Im Streitfall war die Sach- und Rechtslage, die durch den Anteilstausch im Jahre 1973 herbeigeführt wurde, nicht wesentlich anders als bei dem zwei Jahre zuvor vorgenommenen Verkauf eines Teils der Beteiligung an dieselbe AG.
e) Zu Unrecht beruft sich die Klägerin darauf, daß, wenn sie ihre restliche Beteiligung nicht auf die S-AG übertragen hätte, diese gegen ihren Willen die Verschmelzung hätte erzwingen können und daß diese Absicht ihr gegenüber auch bekundet worden sei. Der Senat unterstellt, daß im Streitfall ein gewisser wirtschaftlicher Zwang zur Anteilsveräußerung bestanden hat. Eine solche Zwangslage kann indes keine andere Beurteilung der Rechtslage begründen (vgl. BFH-Gutachten I D 1/57 S, BFHE 68, 105).
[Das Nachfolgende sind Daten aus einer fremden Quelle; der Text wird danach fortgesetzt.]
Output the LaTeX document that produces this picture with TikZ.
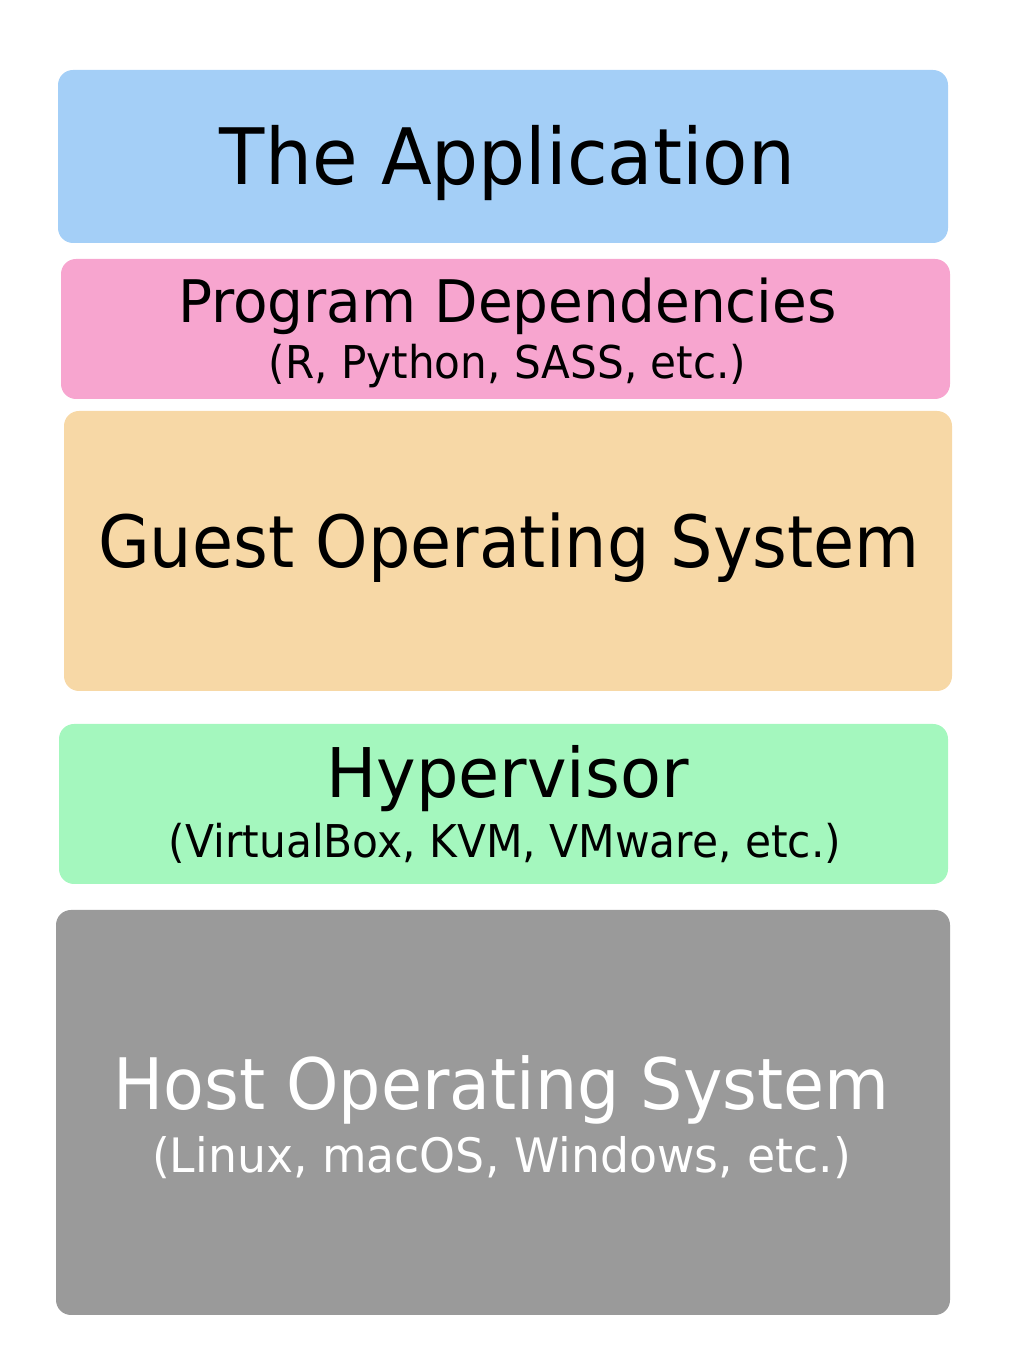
\documentclass[tikz,border=0pt]{standalone}
\usepackage{fontspec}
\setmainfont{DejaVu Sans}
\usetikzlibrary{positioning}
\definecolor{AzulCapa}{HTML}{A4CFF7}
\definecolor{RosaCapa}{HTML}{F7A5CF}
\definecolor{NaranjaCapa}{HTML}{F7D8A6}
\definecolor{VerdeCapa}{HTML}{A4F7BE}
\definecolor{GrisCapa}{HTML}{9A9A9A}
% tamano y ancho de letra
\newcommand{\tam}[2]{\fontsize{#1}{1.2\dimexpr#1\relax}\addfontfeatures{FakeStretch=#2}\selectfont}

\begin{document}
\begin{tikzpicture}[
  capa/.style={rounded corners=0.3cm,draw=none,inner sep=0pt},
  titulo/.style={anchor=base,inner sep=0pt},
  sub/.style={anchor=base,inner sep=0pt}
]
  \useasboundingbox (0,0) rectangle (20.26,27);
  % capas
  \path[capa,fill=AzulCapa]    (1.16,22.14) rectangle (18.96,25.60);
  \path[capa,fill=RosaCapa]    (1.22,19.02) rectangle (19.00,21.82);
  \path[capa,fill=NaranjaCapa] (1.28,13.18) rectangle (19.04,18.78);
  \path[capa,fill=VerdeCapa]   (1.18,9.32)  rectangle (18.96,12.52);
  \path[capa,fill=GrisCapa]    (1.12,0.70)  rectangle (19.00,8.80);

  \node[titulo,font=\tam{44.3pt}{0.952}] (app) at (10.15,23.30) {The Application};
  \node[titulo,font=\tam{33.4pt}{0.963}] (deps) at (10.15,20.54) {Program Dependencies};
  \node[sub,font=\tam{25.7pt}{0.933}] (depsej) at (10.15,19.42) {(R, Python, SASS, etc.)};
  \node[titulo,font=\tam{41pt}{0.927}] (guest) at (10.18,15.64) {Guest Operating System};
  \node[titulo,font=\tam{39pt}{0.976}] (hyper) at (10.15,11.04) {Hypervisor};
  \node[sub,font=\tam{25.7pt}{0.938}] (hyperej) at (10.10,9.84) {(VirtualBox, KVM, VMware, etc.)};
  \node[titulo,font=\tam{40.4pt}{0.939},white] (host) at (10.03,4.80) {Host Operating System};
  \node[sub,font=\tam{27pt}{0.964},white] (hostej) at (10.03,3.54) {(Linux, macOS, Windows, etc.)};
\end{tikzpicture}
\end{document}
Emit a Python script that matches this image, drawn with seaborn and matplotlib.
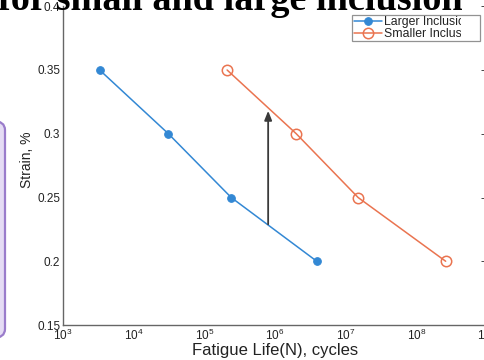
import numpy as np
import pandas as pd
import matplotlib
matplotlib.use("Agg")
import matplotlib.pyplot as plt
import seaborn as sns
from matplotlib.patches import FancyBboxPatch
from matplotlib.transforms import Bbox
from matplotlib.ticker import LogLocator, NullFormatter, FixedLocator

# ---- data ----
strain = [0.35, 0.30, 0.25, 0.20]
larger_N = [3.3e3, 3.1e4, 2.4e5, 3.9e6]
smaller_N = [2.1e5, 2.0e6, 1.5e7, 2.6e8]
series_names = ["Larger Inclusion", "Smaller Inclusion"]
arrow_N = 8.0e5
arrow_from = 0.229
arrow_to = 0.318
y_ticks = [0.15, 0.2, 0.25, 0.3, 0.35, 0.4]
y_tick_labels = ["0.15", "0.2", "0.25", "0.3", "0.35", "0.4"]
title_text = "for small and large inclusion"
x_label = "Fatigue Life(N), cycles"
y_label = "Strain, %"

sns.set_style("white")
plt.rcParams["font.family"] = ["Liberation Sans", "DejaVu Sans"]

W, H = 485, 360
fig = plt.figure(figsize=(W / 100, H / 100), dpi=100)
fig.patch.set_facecolor("white")

ax = fig.add_axes([63 / W, 1 - 325 / H, (487 - 63) / W, (325 - 6.25) / H])

blue = "#3388d4"
orange = "#ea7450"

df_l = pd.DataFrame({"N": larger_N, "strain": strain})
df_s = pd.DataFrame({"N": smaller_N, "strain": strain})

sns.lineplot(data=df_l, x="N", y="strain", ax=ax, color=blue, lw=1.1,
             marker="o", markersize=5.5, markerfacecolor=blue,
             markeredgecolor=blue, label=series_names[0], sort=False)
sns.lineplot(data=df_s, x="N", y="strain", ax=ax, color=orange, lw=1.1,
             marker="o", markersize=7.5, markerfacecolor="none",
             markeredgecolor=orange, markeredgewidth=1.1,
             label=series_names[1], sort=False)

ax.set_xscale("log")
ax.set_xlim(1e3, 1e9)
ax.set_ylim(0.15, 0.4)

ax.xaxis.set_major_locator(LogLocator(base=10, numticks=10))
ax.xaxis.set_minor_locator(LogLocator(base=10, subs=np.arange(2, 10), numticks=20))
ax.xaxis.set_minor_formatter(NullFormatter())
ax.yaxis.set_major_locator(FixedLocator(y_ticks))
ax.set_yticklabels(y_tick_labels)

ax.tick_params(axis="both", which="major", direction="in", length=4,
               width=0.7, color="#444444", labelsize=8.5, labelcolor="#222222",
               right=True, pad=2)
ax.tick_params(axis="x", which="minor", direction="in", length=2.2,
               width=0.6, color="#444444")
ax.tick_params(axis="x", which="both", top=False)

for side in ["left", "bottom", "right"]:
    ax.spines[side].set_color("#666666")
    ax.spines[side].set_linewidth(1.0)
ax.spines["top"].set_visible(False)

ax.set_xlabel(x_label, fontsize=12, color="#222222", labelpad=0.3)
ax.set_ylabel(y_label, fontsize=10, color="#222222")
ax.yaxis.set_label_coords(-0.069, 0.517)

# arrow
ax.annotate("", xy=(arrow_N, arrow_to), xytext=(arrow_N, arrow_from),
            arrowprops=dict(arrowstyle="-|>,head_length=0.55,head_width=0.22",
                            color="#3a3a3a", lw=1.3, shrinkA=0, shrinkB=0))

# legend
leg = ax.legend(loc="upper right", bbox_to_anchor=(480 / W, 1 - 15 / H),
                bbox_transform=fig.transFigure, fontsize=8.8, frameon=True,
                fancybox=False, borderpad=0.12, handlelength=2.3,
                handletextpad=0.2, labelspacing=-0.05, borderaxespad=0)
leg.get_frame().set_edgecolor("#777777")
leg.get_frame().set_linewidth(0.9)
for t in leg.get_texts():
    t.set_color("#222222")
    t.set_clip_box(Bbox([[0, 0], [461, H]]))
    t.set_clip_on(True)

# title (partially cut at top)
fig.text(-2 / W, 1 - 10 / H, title_text, fontsize=27.5, fontweight="bold",
         family=["Liberation Serif", "DejaVu Serif"], color="black",
         ha="left", va="baseline")

# purple box at left edge
box = FancyBboxPatch((-30 / W, 1 - 338 / H), 35 / W, (338 - 121) / H,
                     boxstyle="round,pad=0,rounding_size=0.025",
                     transform=fig.transFigure, facecolor="#e5dcf4",
                     edgecolor="#9a7ccb", linewidth=1.6, clip_on=False)
fig.patches.append(box)

fig.savefig("out.png", dpi=100)
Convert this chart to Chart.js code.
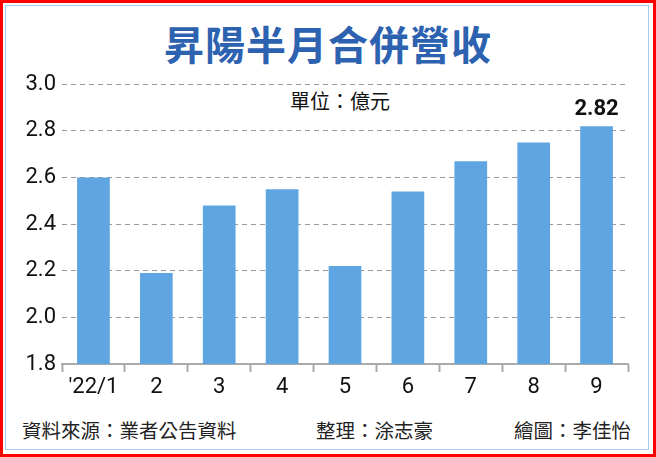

f) Schließlich ist eine andere Entscheidung im Streitfall auch nicht deshalb veranlaßt, weil die Klägerin, wie sie vorträgt, im Hinblick auf die Verfügung der OFD Düsseldorf vom 16. August 1960 (a. a. O.) darauf vertraut habe, daß der Anteilstausch steuerneutral behandelt werde. Eine Selbstbindung der Verwaltung, welche auch für die Steuergerichte verbindlich wäre, kommt hier - abgesehen von der Bedeutung der fehlenden Zuständigkeit der OFD Düsseldorf für das beklagte FA - schon deshalb nicht in Betracht, weil es sich nicht um die Ausübung eines Verwaltungsermessens, sondern um eine Frage der zutreffenden Gesetzesauslegung handelt. Im übrigen wäre, worauf die Vorentscheidung mit Recht hinweist, selbst nach der genannten Verwaltungsanweisung eine wirtschaftliche Identität der Anteile zu verneinen, weil es sich im Streitfall um eine wesentliche Änderung der Beteiligungsquoten handelte. Die Ansicht der Klägerin, daß auch die hingegebenen S-GmbH-Anteile nur eine unbedeutende Beteiligungsquote dargestellt hätten, trifft, wie oben zu b) aa) ausgeführt, nicht zu.
2. Da gegen die Bemessung des vom FG zugrunde gelegten Veräußerungsgewinns der Höhe nach (§ 17 Abs. 2 EStG) keine Einwendungen erhoben sind und auch keine Anhaltspunkte dafür bestehen, daß der Veräußerungsgewinn rechtsfehlerhaft ermittelt sei, sieht der Senat keinen Anlaß, hierauf näher einzugehen.